Falling in love, an experience so tirelessly written about in movies, TV, and books, is now getting the virtual reality treatment. Meet Fall in Love, a new virtual reality “experience” that promises to remind you what an emotional connection feels like as it uses your voice (and heart) to foster a surprisingly realistic conversation.
Fall in Love‘s premise is fairly simple: ask the actor you see on your headset a set of 36 questions. The game then uses natural language processing to understand what question you’re asking and respond appropriately. So, if you try and ask a different question or stray from the topic, the actor in the game won’t answer you. To start with, you can choose to begin your conversation with one of the following actors: Ramon Rodriguez, Logan Huffman, Wole Park, Grace Van Dien, or model Maya Donavan.

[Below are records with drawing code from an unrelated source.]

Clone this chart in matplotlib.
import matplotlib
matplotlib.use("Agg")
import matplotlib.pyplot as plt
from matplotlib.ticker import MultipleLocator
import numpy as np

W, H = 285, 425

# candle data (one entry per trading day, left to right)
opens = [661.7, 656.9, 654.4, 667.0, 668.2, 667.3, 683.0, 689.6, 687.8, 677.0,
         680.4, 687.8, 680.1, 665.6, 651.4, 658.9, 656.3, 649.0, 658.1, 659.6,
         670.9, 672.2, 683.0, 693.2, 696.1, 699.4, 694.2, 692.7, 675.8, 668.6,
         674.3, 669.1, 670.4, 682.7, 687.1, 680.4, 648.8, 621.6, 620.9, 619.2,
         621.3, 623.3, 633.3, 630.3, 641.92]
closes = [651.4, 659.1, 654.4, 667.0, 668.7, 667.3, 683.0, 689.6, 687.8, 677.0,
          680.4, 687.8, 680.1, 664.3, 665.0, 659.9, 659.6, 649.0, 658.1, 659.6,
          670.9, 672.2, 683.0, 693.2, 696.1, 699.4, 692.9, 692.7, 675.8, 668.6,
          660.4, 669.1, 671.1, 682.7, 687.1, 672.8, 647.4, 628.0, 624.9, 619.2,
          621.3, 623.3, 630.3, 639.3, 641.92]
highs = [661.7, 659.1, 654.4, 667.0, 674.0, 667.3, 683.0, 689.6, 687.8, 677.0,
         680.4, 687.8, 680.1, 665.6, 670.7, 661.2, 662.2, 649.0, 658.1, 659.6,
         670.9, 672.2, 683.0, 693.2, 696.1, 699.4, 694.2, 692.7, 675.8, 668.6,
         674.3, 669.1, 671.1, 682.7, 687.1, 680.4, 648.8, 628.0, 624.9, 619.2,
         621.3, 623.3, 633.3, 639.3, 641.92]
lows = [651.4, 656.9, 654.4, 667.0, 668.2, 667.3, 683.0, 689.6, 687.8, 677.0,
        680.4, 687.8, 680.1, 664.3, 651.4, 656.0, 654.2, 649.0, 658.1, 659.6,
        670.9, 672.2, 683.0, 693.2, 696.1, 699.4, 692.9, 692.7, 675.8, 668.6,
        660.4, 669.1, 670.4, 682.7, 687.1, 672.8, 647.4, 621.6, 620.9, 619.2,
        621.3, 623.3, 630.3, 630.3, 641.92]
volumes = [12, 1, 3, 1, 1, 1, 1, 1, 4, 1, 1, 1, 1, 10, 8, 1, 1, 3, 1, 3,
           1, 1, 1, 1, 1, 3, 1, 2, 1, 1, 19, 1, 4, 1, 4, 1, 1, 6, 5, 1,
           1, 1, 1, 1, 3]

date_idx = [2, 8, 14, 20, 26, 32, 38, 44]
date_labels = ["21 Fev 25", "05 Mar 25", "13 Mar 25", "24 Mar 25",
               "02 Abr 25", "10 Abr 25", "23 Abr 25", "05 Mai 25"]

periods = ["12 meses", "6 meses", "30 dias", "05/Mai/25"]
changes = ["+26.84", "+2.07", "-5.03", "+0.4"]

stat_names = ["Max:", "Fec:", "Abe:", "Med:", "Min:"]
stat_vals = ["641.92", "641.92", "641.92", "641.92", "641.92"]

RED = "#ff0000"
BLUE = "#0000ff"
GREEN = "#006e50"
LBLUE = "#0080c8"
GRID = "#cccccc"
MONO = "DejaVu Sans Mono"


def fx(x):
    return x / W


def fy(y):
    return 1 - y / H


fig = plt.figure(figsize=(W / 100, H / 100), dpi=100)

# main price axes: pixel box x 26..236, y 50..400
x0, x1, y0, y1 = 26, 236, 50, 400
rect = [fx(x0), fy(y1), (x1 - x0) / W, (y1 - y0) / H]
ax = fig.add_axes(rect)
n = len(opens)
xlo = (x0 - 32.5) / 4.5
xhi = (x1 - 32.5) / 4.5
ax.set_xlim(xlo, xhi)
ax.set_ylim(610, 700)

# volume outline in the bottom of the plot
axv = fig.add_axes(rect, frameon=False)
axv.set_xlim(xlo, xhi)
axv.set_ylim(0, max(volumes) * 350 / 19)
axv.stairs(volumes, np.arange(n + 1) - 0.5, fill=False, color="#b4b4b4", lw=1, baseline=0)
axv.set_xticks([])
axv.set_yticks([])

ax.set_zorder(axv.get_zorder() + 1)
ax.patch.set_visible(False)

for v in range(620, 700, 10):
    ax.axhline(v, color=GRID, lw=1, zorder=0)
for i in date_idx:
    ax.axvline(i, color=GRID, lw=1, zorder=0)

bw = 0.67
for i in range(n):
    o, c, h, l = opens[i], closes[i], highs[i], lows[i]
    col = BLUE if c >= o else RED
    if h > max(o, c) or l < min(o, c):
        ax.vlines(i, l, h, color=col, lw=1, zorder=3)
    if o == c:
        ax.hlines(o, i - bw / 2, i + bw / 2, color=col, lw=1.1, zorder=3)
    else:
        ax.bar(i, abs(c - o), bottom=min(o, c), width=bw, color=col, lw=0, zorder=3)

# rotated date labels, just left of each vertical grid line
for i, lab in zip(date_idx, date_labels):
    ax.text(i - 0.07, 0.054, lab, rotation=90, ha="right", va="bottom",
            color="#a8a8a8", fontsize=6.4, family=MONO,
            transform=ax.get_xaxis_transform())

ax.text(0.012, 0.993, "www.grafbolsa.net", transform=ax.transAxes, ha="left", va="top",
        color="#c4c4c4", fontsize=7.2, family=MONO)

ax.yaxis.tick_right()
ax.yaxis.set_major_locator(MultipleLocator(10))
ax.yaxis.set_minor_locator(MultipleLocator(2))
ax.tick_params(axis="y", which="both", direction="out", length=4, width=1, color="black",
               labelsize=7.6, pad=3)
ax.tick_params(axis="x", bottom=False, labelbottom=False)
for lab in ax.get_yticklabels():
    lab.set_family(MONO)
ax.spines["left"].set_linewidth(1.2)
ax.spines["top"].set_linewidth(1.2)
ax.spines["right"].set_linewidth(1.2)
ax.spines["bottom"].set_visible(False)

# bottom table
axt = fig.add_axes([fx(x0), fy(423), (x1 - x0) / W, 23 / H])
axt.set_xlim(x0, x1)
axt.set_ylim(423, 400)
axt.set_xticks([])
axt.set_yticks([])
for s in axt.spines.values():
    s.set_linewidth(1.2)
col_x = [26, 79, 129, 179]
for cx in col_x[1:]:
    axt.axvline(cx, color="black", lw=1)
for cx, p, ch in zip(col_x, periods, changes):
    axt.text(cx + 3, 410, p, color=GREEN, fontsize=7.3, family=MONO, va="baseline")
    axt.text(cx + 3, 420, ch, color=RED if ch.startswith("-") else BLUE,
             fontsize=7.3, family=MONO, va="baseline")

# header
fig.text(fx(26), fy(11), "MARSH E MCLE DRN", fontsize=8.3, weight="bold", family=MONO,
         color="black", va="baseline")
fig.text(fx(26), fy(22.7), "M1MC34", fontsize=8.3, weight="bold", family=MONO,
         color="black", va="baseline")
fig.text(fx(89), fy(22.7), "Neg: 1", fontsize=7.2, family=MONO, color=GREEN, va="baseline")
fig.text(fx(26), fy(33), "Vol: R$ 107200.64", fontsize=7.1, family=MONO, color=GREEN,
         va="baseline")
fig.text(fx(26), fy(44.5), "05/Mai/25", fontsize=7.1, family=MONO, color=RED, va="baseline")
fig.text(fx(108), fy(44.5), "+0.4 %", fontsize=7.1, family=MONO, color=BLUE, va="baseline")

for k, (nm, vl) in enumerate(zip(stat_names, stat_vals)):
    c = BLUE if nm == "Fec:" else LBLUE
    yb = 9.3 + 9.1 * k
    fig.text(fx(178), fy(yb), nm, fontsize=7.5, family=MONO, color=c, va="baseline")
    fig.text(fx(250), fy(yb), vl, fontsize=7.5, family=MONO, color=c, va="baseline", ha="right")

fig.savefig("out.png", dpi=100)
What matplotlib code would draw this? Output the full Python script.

It takes about 10 to 15 minutes to ask questions, hear the responses, and see if they make you feel any different.
The game is the brainchild of Kevin Cornish, the director of Fall in Love and of more than 20 other virtual reality projects. Fall in Love is inspired by the infamous New York Times story “The 36 Questions That Lead to Love” and the study “The Experimental Generation of Interpersonal Closeness” by Arthur Aron. To Cornish, however, the mission of the experience is to bring “conversational cinema” to the forefront of virtual reality. In Cornish’s view, virtual reality is special because of the intimate space it puts you in. With Fall in Love VR, the intimacy grows even stronger because you’re using your voice and talking to an actor instead of a CGI simulation. It mimics what a real conversation with another person is actually like — a natural experience that we often cast aside as we text and type our way through life.
With “conversational cinema,” Cornish hopes to remind people of that contact. “Today, we communicate as a culture by scrunching our shoulders and pounding our thumbs into a screen,” Cornish said in a statement. “Our bodies were not designed for this and the type of connection that’s made via text conversations is not the same type of connection that has bonded cultures for the last hundred thousand years. We as humans were designed to make eye contact with other humans and communicate with our voice. With Fall in Love, we are doing this.”
Cornish’s vision and project has definitely struck a nerve as it was shortlisted for a 2017 Cannes Innovation Lion award. Starting Sept. 19, the game will be available to download for free on Oculus Rift now and later next week on Samsung Gear VR. If you don’t own either device but are wondering what it’s like, take a look ahead at a widget that simulates the experience. Instead of using your voice, you’ll tap the questions you want Ramon Rodriguez to answer. While the the demo gives you a pretty limited experience of the VR game, we tried talking to Rodriguez and found it was a surprisingly intimate interaction. Have fun falling in love. . . or not.